Set in August 1945, this opens with a sobering intro to kamikaze fighter jets and their methodology. You think you’re going to be thrown into a dark dramatic tale of epic proportions, unflinching and compelling, engrossing and powerful.

No. Most of the characters look like they belong in a Peanuts or Gary Larson cartoon they're so jarring and misplaced it’s not even funny, and especially in such a tale as this. What the character designer was thinking, I have no idea.

The story revolves around kamikaze pilot Nogami who is all too eager to die in a blaze of glory for his country but has to be punched out to stop him throwing his life away. He recuperates at a raggedy airfield with more US-comic rejects who lament about war and what the era’s youth could achieve if they were allowed to live for 30 more years.

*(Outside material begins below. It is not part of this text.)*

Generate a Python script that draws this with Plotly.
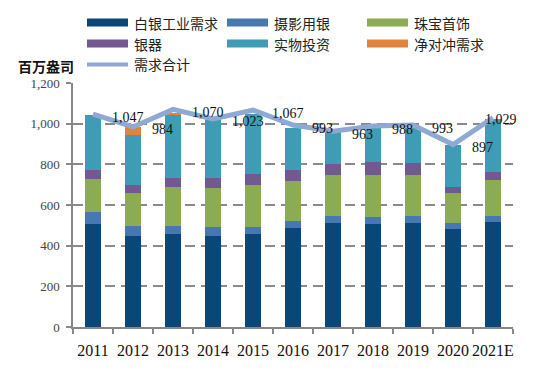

Then, as if this is a comedy sketch but it isn’t because it’s all played very straight-faced, we cut to a bunch of US airmen lamenting the exact same thing, "he wanted to be the world's best comic artist, maybe if he'd lived another 30 years!"

It’s so hackneyed and stupid but you can’t laugh, it’s just a wasted premise with lousy art and writing. The climax did give me goosebumps but only because of the idea of what was occurring on screen, the potential, not the shoddy execution.

The climax is of course utterly ruined with a ludicrous coincidence followed by a convenient announcement that wraps up this failed attempt at exploring WW2 through the Japanese air force via anime.